Ten aanzien van parketnummer 18/228630-20
Deze opgave luidt als volgt:
1. de verklaring van verdachte afgelegd ter terechtzitting van 3 september 2021;
2. een naar wettelijk voorschrift opgemaakt proces-verbaal van aangifte van 10 september 2020, opgenomen op pagina 9 e.v. van het dossier van Politie Noord-Nederland met nummer PL0100-2020248821 van 12 september 2020, inhoudende de verklaring van [naam 7] namens [benadeelde partij 3] .
Ten aanzien van parketnummer 18/284229-20, feiten 1. en 2.

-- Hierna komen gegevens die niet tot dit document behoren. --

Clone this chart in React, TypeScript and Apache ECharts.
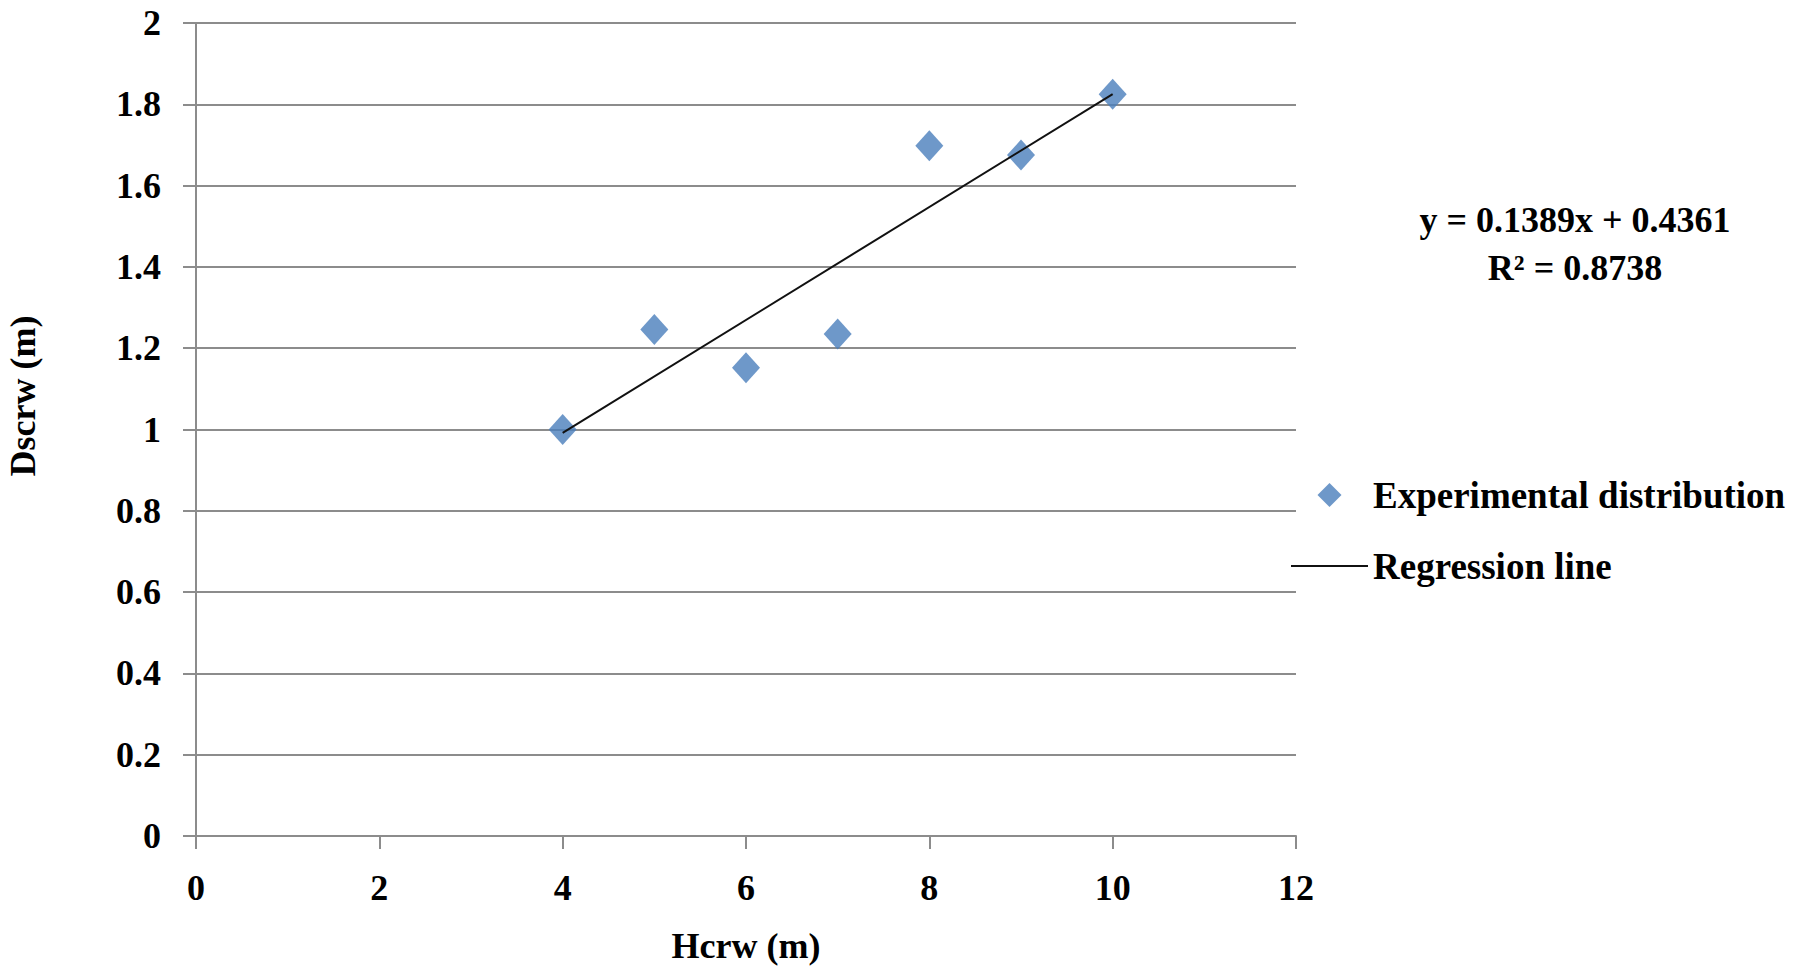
import React, { useEffect, useRef } from "react";
import * as echarts from "echarts";

const hcrw: number[] = [4, 5, 6, 7, 8, 9, 10];
const dscrw: number[] = [1.0, 1.246, 1.152, 1.235, 1.698, 1.675, 1.825];
const regressionX: number[] = [4, 10];
const regressionY: number[] = [0.9917, 1.8251];
const seriesNames: string[] = ["Experimental distribution", "Regression line"];
const equationLines: string[] = ["y = 0.1389x + 0.4361", "R\u00B2 = 0.8738"];
const xAxisTitle = "Hcrw (m)";
const yAxisTitle = "Dscrw (m)";

const FONT = "'Liberation Serif', 'Times New Roman', serif";
const GRID_COLOR = "#8c8c8c";
const BLUE = "#4A7EBB";

export default function App() {
  const ref = useRef<HTMLDivElement>(null);

  useEffect(() => {
    if (!ref.current) return;
    const chart = echarts.init(ref.current, null, { renderer: "svg" });
    const labelStyle = {
      fontFamily: FONT,
      fontWeight: "bold" as const,
      fontSize: 36,
      color: "#000",
    };
    chart.setOption({
      animation: false,
      backgroundColor: "#fff",
      grid: { left: 196, right: 504, top: 23, bottom: 136, containLabel: false },
      xAxis: {
        type: "value",
        min: 0,
        max: 12,
        interval: 2,
        name: xAxisTitle,
        nameLocation: "middle",
        nameGap: 92,
        nameTextStyle: { ...labelStyle, fontSize: 36 },
        axisLine: { show: true, lineStyle: { color: GRID_COLOR, width: 2 } },
        axisTick: { show: true, inside: false, length: 13, lineStyle: { color: GRID_COLOR, width: 2 } },
        axisLabel: { ...labelStyle, margin: 34 },
        splitLine: { show: false },
      },
      yAxis: {
        type: "value",
        min: 0,
        max: 2,
        interval: 0.2,
        axisLine: { show: true, lineStyle: { color: GRID_COLOR, width: 2 } },
        axisTick: { show: true, inside: false, length: 13, lineStyle: { color: GRID_COLOR, width: 2 } },
        axisLabel: { ...labelStyle, margin: 35 },
        splitLine: { show: true, lineStyle: { color: GRID_COLOR, width: 2 } },
      },
      legend: {
        orient: "vertical",
        left: 1285,
        top: 470,
        itemWidth: 77,
        itemHeight: 24,
        itemGap: 31,
        symbolKeepAspect: true,
        data: [
          { name: seriesNames[0], icon: "path://M0,-1L1,0L0,1L-1,0Z" },
          { name: seriesNames[1], itemStyle: { opacity: 0, borderWidth: 0 } },
        ],
        textStyle: { ...labelStyle, fontSize: 37, lineHeight: 40 },
      },
      series: [
        {
          name: seriesNames[0],
          type: "scatter",
          symbol: "diamond",
          symbolSize: [28, 31],
          itemStyle: { color: BLUE },
          data: hcrw.map((x, i) => [x, dscrw[i]]),
          z: 2,
        },
        {
          name: seriesNames[1],
          type: "line",
          symbol: "none",
          showSymbol: false,
          lineStyle: { color: "#111", width: 2 },
          itemStyle: { color: "#111" },
          data: regressionX.map((x, i) => [x, regressionY[i]]),
          z: 3,
        },
      ],
      graphic: [
        {
          type: "text",
          x: 23,
          y: 396,
          rotation: Math.PI / 2,
          style: {
            text: yAxisTitle,
            fontFamily: FONT,
            fontWeight: "bold",
            fontSize: 36,
            fill: "#000",
            align: "center",
            verticalAlign: "middle",
          },
        },
        {
          type: "text",
          x: 1575,
          y: 220,
          style: {
            text: equationLines[0],
            fontFamily: FONT,
            fontWeight: "bold",
            fontSize: 36,
            fill: "#000",
            align: "center",
            verticalAlign: "middle",
          },
        },
        {
          type: "text",
          x: 1575,
          y: 268,
          style: {
            text: equationLines[1],
            fontFamily: FONT,
            fontWeight: "bold",
            fontSize: 36,
            fill: "#000",
            align: "center",
            verticalAlign: "middle",
          },
        },
      ],
    });
    return () => chart.dispose();
  }, []);

  return (
    <div
      ref={ref}
      style={{ position: "fixed", left: 0, top: 0, width: 1800, height: 972, background: "#fff" }}
    />
  );
}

Ieder bewijsmiddel is -ook in onderdelen- slechts gebruikt voor het feit waarop het blijkens zijn inhoud betrekking heeft
Deze opgave luidt als volgt:
1. de verklaring van verdachte afgelegd ter terechtzitting van 3 september 2021;
2. een naar wettelijk voorschrift opgemaakt proces-verbaal van aangifte van 10 november 2020, opgenomen op pagina 1 e.v. van het dossier van Politie Noord-Nederland met nummer PL0100-2020311590 van 11 november 2020, inhoudende de verklaring van [naam 1] ;
3. een schriftelijk stuk, inhoudende een uitdraai uit de politiesystemen, opgenomen op pagina 16 e.v. van voornoemd dossier;
4. een schriftelijk stuk, inhoudende een kennisgeving van inbeslagneming van 8 november 2020.
Ten aanzien van parketnummer 18/302353-19
Deze opgave luidt als volgt:
1. de verklaring van verdachte afgelegd ter terechtzitting van 3 september 2021;
2. een naar wettelijk voorschrift opgemaakt proces-verbaal van aangifte van 17 december 2019, opgenomen op pagina 14 e.v. van het dossier van Politie Noord-Nederland met nummer 2019334314 van 19 december 2019, inhoudende de verklaring van [benadeelde partij 6] .
Bewijsoverweging ten aanzien van parketnummer 18/302353-19
Verdachte heeft verklaard dat hij opzettelijk geld uit de kassa heeft weggenomen. Daarnaast zou hij van zijn werkgever, aangever, een voorschot van € 100,00 hebben ontvangen. De rechtbank acht niet wettig en overtuigend bewezen dat verdachte het voorschot van € 100,00 heeft verduisterd. De rechtbank overweegt daartoe dat aangever dit bedrag in zijn aangifte niet heeft benoemd, maar dat dit enkel volgt uit de WhatsApp gesprekken tussen aangever en verdachte en de verklaring van verdachte dat hij een voorschot van € 100,00 heeft gekregen. Aangezien verdachte voor aangever heeft gewerkt, is de rechtbank niet duidelijk op welke periode het voorschot van € 100,00 zag. Er kan daarom niet wettig en overtuigend worden vastgesteld dat verdachte het bedrag van € 100,00 wederrechtelijk zich heeft toegeëigend. De rechtbank zal verdachte daarom van dit deel van de tenlastelegging vrijspreken.